SALE OF DEGREES AND FORGED DIPLOMAS.

Another evil is the bribery practised to attain the degrees. By certain signs placed on the essays, the examiner can easily pick out those he is to approve; $8,000 was said to be the price of a bachelor’s degree in Canton, but this sum is within the reach of few out of the six thousand candidates. The poor scholars sell their services to the rich, and for a certain price will enter the hall of examination, and personate their employer, running the risk and penalties of a disgraceful exposure if detected; for a less sum they will drill them before examination, or write the essays entirely, which the rich booby must commit to memory. The purchase of forged diplomas is another mode of obtaining a graduate’s honors, which, from some discoveries made at Peking, is so extensively practised, that when this and other corruptions are considered, it is surprising that any person can be so eager in his studies, or confident of his abilities, as ever to think he can get into office by them alone. In 1830, the Gazette contained some documents showing that an inferior officer, aided by some of the clerks in the Board of Revenue, during the successive superintendence of twenty presidents of the Board had sold twenty thousand four hundred and nineteen forged diplomas; and in the province of Nganhwui, the writers in the office attached to the Board of Revenue had carried on the same practice for four years, and forty-six persons in that province were convicted of possessing them. All the principal criminals convicted at this time were sentenced to decapitation, but these cases are enough to show that the real talent of the country does not often find its way into the magistrate’s seat without the aid of money; nor is it likely that the tales of such delinquencies often appear in the Gazette. Literary chancellors also sell bachelors’ degrees to the exclusion of deserving poor scholars; the office of the hiohching of Kiangsí was searched in 1828 by a special commission, and four lacs of taels found in it; he hung himself to avoid further punishment, as did also the same dignitary in Canton in 1833, as was supposed, for a similar cause. It is in this way, no doubt, that the ill-gotten gains of most officers return to the general circulation.

Notwithstanding these startling corruptions, which seem to involve the principle on which the harmony and efficiency of the whole machinery of state stand, it cannot be denied, judging from the results, that the highest officers of the Chinese government do possess a very respectable rank of talent and knowledge, and carry on the unwieldy machine with a degree of integrity, patriotism, industry, and good order which shows that the leading minds in it are well chosen. The person who has originally obtained his rank by a forged diploma, or by direct purchase, cannot hope to rise or to maintain even his first standing, without some knowledge and parts.

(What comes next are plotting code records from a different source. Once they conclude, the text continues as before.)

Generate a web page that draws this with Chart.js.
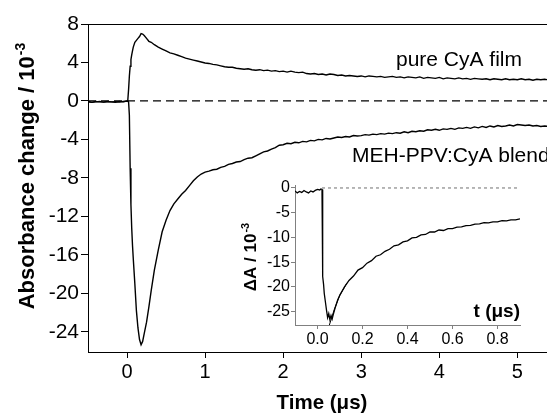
<!DOCTYPE html>
<html><head><meta charset="utf-8">
<script src="https://cdn.jsdelivr.net/npm/chart.js@4"></script>
<style>
html,body{margin:0;padding:0;background:#fff;}
#wrap{position:relative;width:547px;height:419px;overflow:hidden;background:#fff;}
#main{position:absolute;left:0;top:0;}
#inset{position:absolute;left:225px;top:170px;}
</style></head><body>
<div id="wrap"><canvas id="main" width="547" height="419"></canvas><canvas id="inset" width="322" height="180"></canvas></div>
<script>
// ---------- main panel data ----------
const mainXTicks = [0, 1, 2, 3, 4, 5];
const mainYTicks = [8, 4, 0, -4, -8, -12, -16, -20, -24];
const mainTime = [
 -0.5,-0.45,-0.4,-0.35,-0.3,-0.25,-0.2,-0.15,-0.1,-0.05,0,
 0.01,0.02,0.03,0.04,0.05,0.06,0.07,0.08,0.1,0.12,0.14,0.16,0.18,0.2,0.22,0.25,0.28,0.31,0.35,0.4,0.45,
 0.5,0.55,0.6,0.65,0.7,0.75,0.8,0.85,0.9,0.95,
 1.0,1.05,1.1,1.15,1.2,1.25,1.3,1.35,1.4,1.45,1.5,1.55,1.6,1.65,1.7,1.75,1.8,1.85,1.9,1.95,
 2.0,2.05,2.1,2.15,2.2,2.25,2.3,2.35,2.4,2.45,2.5,2.55,2.6,2.65,2.7,2.75,2.8,2.85,2.9,2.95,
 3.0,3.05,3.1,3.15,3.2,3.25,3.3,3.35,3.4,3.45,3.5,3.55,3.6,3.65,3.7,3.75,3.8,3.85,3.9,3.95,
 4.0,4.05,4.1,4.15,4.2,4.25,4.3,4.35,4.4,4.45,4.5,4.55,4.6,4.65,4.7,4.75,4.8,4.85,4.9,4.95,
 5.0,5.05,5.1,5.15,5.2,5.25,5.3,5.35,5.4
];
const cyaFilm = [
 -0.1,-0.15,-0.05,-0.1,-0.12,-0.05,-0.1,-0.08,-0.12,-0.05,0.0,
 0.1,1.2,2.6,3.6,4.3,4.8,5.2,5.6,6.1,6.3,6.5,6.7,7.0,6.95,6.8,6.5,6.2,6.1,5.85,5.6,5.4,
 5.2,5.0,4.9,4.75,4.6,4.45,4.35,4.25,4.15,4.05,
 3.95,3.9,3.8,3.75,3.65,3.55,3.5,3.5,3.4,3.35,3.3,3.35,3.25,3.2,3.25,3.15,3.2,3.1,3.15,3.05,
 3.1,3.0,3.1,3.0,2.95,3.0,2.85,2.8,2.85,2.75,2.8,2.7,2.8,2.75,2.65,2.7,2.6,2.65,2.6,2.55,
 2.6,2.5,2.6,2.55,2.5,2.55,2.45,2.5,2.55,2.45,2.5,2.4,2.5,2.45,2.4,2.5,2.35,2.45,2.4,2.35,
 2.45,2.3,2.4,2.35,2.3,2.4,2.3,2.35,2.25,2.35,2.3,2.25,2.3,2.2,2.3,2.25,2.2,2.3,2.2,2.25,
 2.2,2.3,2.2,2.25,2.15,2.25,2.2,2.25,2.2
];
const blend = [
 -0.05,-0.15,-0.1,-0.05,-0.12,-0.08,-0.1,-0.15,-0.05,-0.1,0.0,
 -0.05,-0.1,-1.5,-7.0,-10.8,-13.2,-15.0,-16.4,-19.0,-21.8,-23.6,-24.8,-25.35,-25.0,-24.2,-23.0,-21.4,-19.7,-17.6,-15.5,-13.6,
 -12.4,-11.4,-10.7,-10.2,-9.7,-9.3,-8.8,-8.3,-7.9,-7.6,
 -7.4,-7.3,-7.15,-7.1,-6.9,-6.8,-6.6,-6.5,-6.35,-6.3,-6.1,-5.95,-5.9,-5.7,-5.5,-5.3,-5.2,-5.0,-4.85,-4.6,
 -4.55,-4.4,-4.45,-4.3,-4.35,-4.2,-4.25,-4.1,-4.15,-4.0,-4.05,-3.9,-3.95,-3.85,-3.75,-3.8,-3.7,-3.75,-3.6,-3.65,
 -3.6,-3.5,-3.55,-3.45,-3.5,-3.4,-3.45,-3.35,-3.4,-3.3,-3.35,-3.2,-3.3,-3.15,-3.2,-3.1,-3.15,-3.0,-3.05,-2.95,
 -3.05,-2.9,-2.95,-2.85,-2.95,-2.8,-2.85,-2.75,-2.85,-2.7,-2.8,-2.65,-2.75,-2.6,-2.7,-2.55,-2.65,-2.6,-2.5,-2.6,
 -2.45,-2.5,-2.55,-2.5,-2.6,-2.55,-2.65,-2.6,-2.65
];
const mainXRange = [-0.5, 5.38];
const mainYRange = [-26.1, 8];

// ---------- inset data ----------
const insetXTicks = [0, 0.2, 0.4, 0.6, 0.8];
const insetYTicks = [0, -5, -10, -15, -20, -25];
const insetTime = [
 -0.1,-0.09,-0.08,-0.07,-0.06,-0.05,-0.04,-0.03,-0.02,-0.01,0.0,
 0.01,0.015,0.02,0.022,0.024,0.027,0.03,0.035,0.04,0.045,0.05,0.055,0.06,0.065,0.07,0.08,0.09,0.1,
 0.12,0.14,0.16,0.18,0.2,0.22,0.24,0.26,0.28,0.3,0.32,0.34,0.36,0.38,0.4,0.42,0.44,0.46,0.48,0.5,
 0.52,0.54,0.56,0.58,0.6,0.62,0.64,0.66,0.68,0.7,0.72,0.74,0.76,0.78,0.8,0.82,0.84,0.86,0.88,0.9
];
const insetValues = [
 -0.6,-1.0,-0.7,-0.9,-0.5,-0.8,-1.0,-0.6,-0.8,-0.5,-0.3,
 -0.4,-0.2,-0.3,-10.0,-17.9,-19.5,-21.3,-23.0,-24.7,-26.2,-25.4,-26.6,-25.8,-26.5,-25.6,-24.0,-22.6,-21.6,
 -20.0,-18.7,-17.8,-16.6,-16.1,-15.2,-14.7,-13.8,-13.5,-12.8,-12.4,-11.7,-11.5,-10.9,-10.7,-10.1,-10.0,-9.5,-9.4,-8.9,
 -8.9,-8.5,-8.6,-8.2,-8.2,-7.9,-7.85,-7.6,-7.55,-7.3,-7.25,-7.0,-7.05,-6.85,-6.85,-6.6,-6.65,-6.45,-6.45,-6.25
];
const fitTime = [0.05, 0.075, 0.1, 0.13];
const fitValues = [-28.1, -24.5, -21.6, -19.3];
const insetXRange = [-0.1, 0.9];
const insetYRange = [-27.7, 0.6];

const FONT = "'Liberation Sans', Arial, Helvetica, sans-serif";
const pts = (xs, ys) => xs.map((x, i) => ({x: x, y: ys[i]}));

function rotTitle(ctx, main, sup, cx, cy, size, supSize) {
  ctx.save();
  ctx.translate(cx, cy);
  ctx.rotate(-Math.PI / 2);
  ctx.font = `bold ${size}px ${FONT}`;
  const w1 = ctx.measureText(main).width;
  ctx.font = `bold ${supSize}px ${FONT}`;
  const w2 = ctx.measureText(sup).width;
  const x0 = -(w1 + w2 + 1) / 2;
  ctx.fillStyle = '#000';
  ctx.textAlign = 'left';
  ctx.textBaseline = 'alphabetic';
  ctx.font = `bold ${size}px ${FONT}`;
  ctx.fillText(main, x0, size * 0.36);
  ctx.font = `bold ${supSize}px ${FONT}`;
  ctx.fillText(sup, x0 + w1 + 1, size * 0.36 - size * 0.42);
  ctx.restore();
}

const mainDecor = {
  id: 'mainDecor',
  afterDraw(chart) {
    const {ctx, chartArea: a} = chart;
    ctx.save();
    ctx.strokeStyle = '#000';
    ctx.lineWidth = 1;
    ctx.beginPath();
    ctx.moveTo(a.left, a.top + 0.5);
    ctx.lineTo(a.right, a.top + 0.5);
    ctx.stroke();
    ctx.fillStyle = '#000';
    ctx.font = `21px ${FONT}`;
    ctx.textAlign = 'left';
    ctx.textBaseline = 'middle';
    ctx.fillText('pure CyA film', 396, 60);
    ctx.fillText('MEH-PPV:CyA blend', 352, 156);
    ctx.font = `bold 20.5px ${FONT}`;
    ctx.textAlign = 'center';
    ctx.fillText('Time (\u03bcs)', 322, 403);
    ctx.restore();
    rotTitle(ctx, 'Absorbance change / 10', '-3', 26, 176, 22, 14);
  }
};

const insetDecor = {
  id: 'insetDecor',
  afterDraw(chart) {
    const {ctx, chartArea: a} = chart;
    ctx.save();
    ctx.fillStyle = '#000';
    ctx.font = `bold 19px ${FONT}`;
    ctx.textAlign = 'right';
    ctx.textBaseline = 'alphabetic';
    ctx.fillText('t (\u03bcs)', a.right, 147);
    ctx.restore();
    rotTitle(ctx, '\u0394A / 10', '-3', 25, 87, 17, 11);
  }
};

new Chart(document.getElementById('main'), {
  type: 'line',
  data: {
    datasets: [
      {data: pts([mainXRange[0], mainXRange[1]], [0, 0]), borderColor: '#000', borderWidth: 1.2, borderDash: [8, 5], pointRadius: 0},
      {data: pts(mainTime, cyaFilm), borderColor: '#000', borderWidth: 1.4, pointRadius: 0},
      {data: pts(mainTime, blend), borderColor: '#000', borderWidth: 1.4, pointRadius: 0}
    ]
  },
  options: {
    responsive: false,
    animation: false,
    layout: {padding: {top: 24, right: 0, left: 0, bottom: 0}},
    plugins: {legend: {display: false}, tooltip: {enabled: false}},
    scales: {
      x: {
        type: 'linear', min: mainXRange[0], max: mainXRange[1],
        afterFit: s => { s.height = 67; },
        afterBuildTicks: s => { s.ticks = mainXTicks.map(v => ({value: v})); },
        grid: {drawOnChartArea: false, drawTicks: true, tickLength: 6, color: '#000', lineWidth: 1},
        border: {display: true, color: '#000', width: 1},
        ticks: {color: '#000', font: {family: FONT, size: 20}, padding: 2, maxRotation: 0, autoSkip: false, callback: v => String(v)}
      },
      y: {
        type: 'linear', min: mainYRange[0], max: mainYRange[1],
        afterFit: s => { s.width = 88; },
        afterBuildTicks: s => { s.ticks = mainYTicks.map(v => ({value: v})); },
        grid: {drawOnChartArea: false, drawTicks: true, tickLength: 7, color: '#000', lineWidth: 1},
        border: {display: true, color: '#000', width: 1},
        ticks: {color: '#000', font: {family: FONT, size: 21}, padding: 2, autoSkip: false, callback: v => String(v)}
      }
    }
  },
  plugins: [mainDecor]
});

const insetTickFont = {family: FONT, size: 16};
new Chart(document.getElementById('inset'), {
  type: 'line',
  data: {
    datasets: [
      {data: pts([0.02, insetXRange[1]], [0, 0]), borderColor: '#888', borderWidth: 1.2, borderDash: [3, 3], pointRadius: 0},
      {data: pts(fitTime, fitValues), borderColor: '#000', borderWidth: 1, pointRadius: 0},
      {data: pts(insetTime, insetValues), borderColor: '#000', borderWidth: 1.3, pointRadius: 0}
    ]
  },
  options: {
    responsive: false,
    animation: false,
    layout: {padding: {top: 15, right: 27, left: 0, bottom: 0}},
    plugins: {legend: {display: false}, tooltip: {enabled: false}},
    scales: {
      x: {
        type: 'linear', min: insetXRange[0], max: insetXRange[1],
        afterFit: s => { s.height = 25; },
        afterBuildTicks: s => { s.ticks = insetXTicks.map(v => ({value: v})); },
        grid: {drawOnChartArea: false, drawTicks: true, tickLength: 4, color: '#808080', lineWidth: 1},
        border: {display: true, color: '#808080', width: 1},
        ticks: {color: '#000', font: insetTickFont, padding: 1, maxRotation: 0, autoSkip: false, callback: v => v.toFixed(1)}
      },
      y: {
        type: 'linear', min: insetYRange[0], max: insetYRange[1],
        afterFit: s => { s.width = 70; },
        afterBuildTicks: s => { s.ticks = insetYTicks.map(v => ({value: v})); },
        grid: {drawOnChartArea: false, drawTicks: true, tickLength: 4, color: '#808080', lineWidth: 1},
        border: {display: true, color: '#808080', width: 1},
        ticks: {color: '#000', font: insetTickFont, padding: 1, autoSkip: false, callback: v => String(v)}
      }
    }
  },
  plugins: [insetDecor]
});
</script>
</body></html>
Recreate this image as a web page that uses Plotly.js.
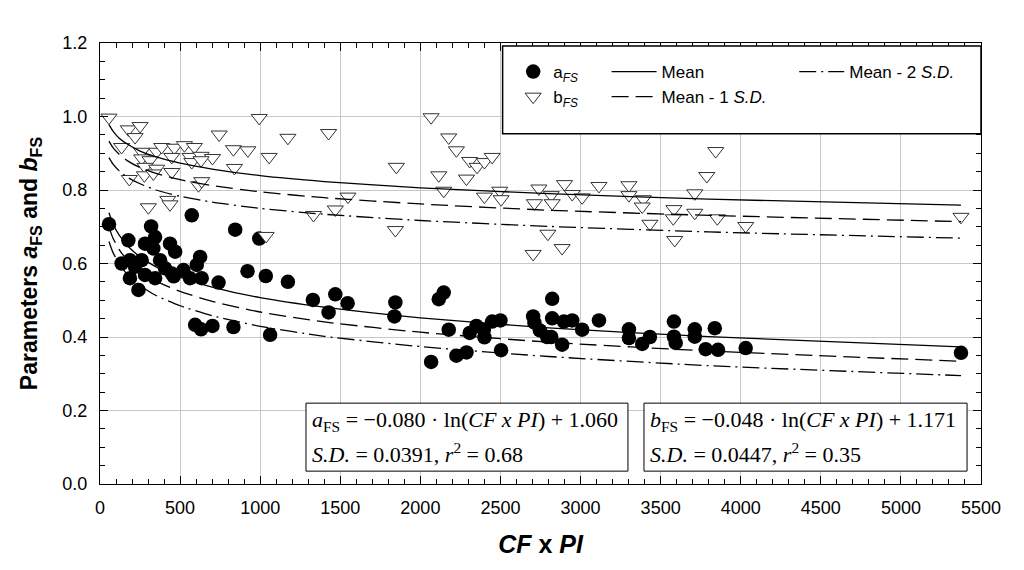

One of the three commissioners whom Kíying associated with himself in his negotiations with the American minister in 1844, was a supernumerary chíhien of forbidding appearance, who could hardly write a common document, but it was easy to see the low estimation the ignoramus was held in. It may therefore be fairly inferred that enough large prizes are drawn to incite successive generations of scholars to compete for them, and thus to maintain the literary spirit of the people. At these examinations the superior minds of the country are brought together in large bodies, and thus they learn each others views, and are able to check official oppressions with something like a public opinion. In Peking the concourse of several thousands, from the remotest provinces, to compete at or assist in the triennial examinations, exerts a great and healthy influence upon their rulers and themselves. Nothing like it ever has been seen in any other metropolis.

INFLUENCE AND RESPECT OBTAINED BY BACHELORS.

The enjoyment of no small degree of power and influence in their native village, is also to be considered in estimating the rewards of studious toil, whether the student get a diploma or not; and this local consideration is the most common reward attending the life of a scholar. In those villages where no governmental officer is specially appointed, such men are almost sure to become the headmen and most influential persons in the very spot where a Chinese loves to be distinguished. Graduates are likewise allowed to erect flag-staffs, or put up a red sign over the door of their houses showing the degree they have obtained, which is both a harmless and gratifying reward of study; like the additions of Cantab. or Oxon., D.D. or LL.D., to their owner’s names in other lands.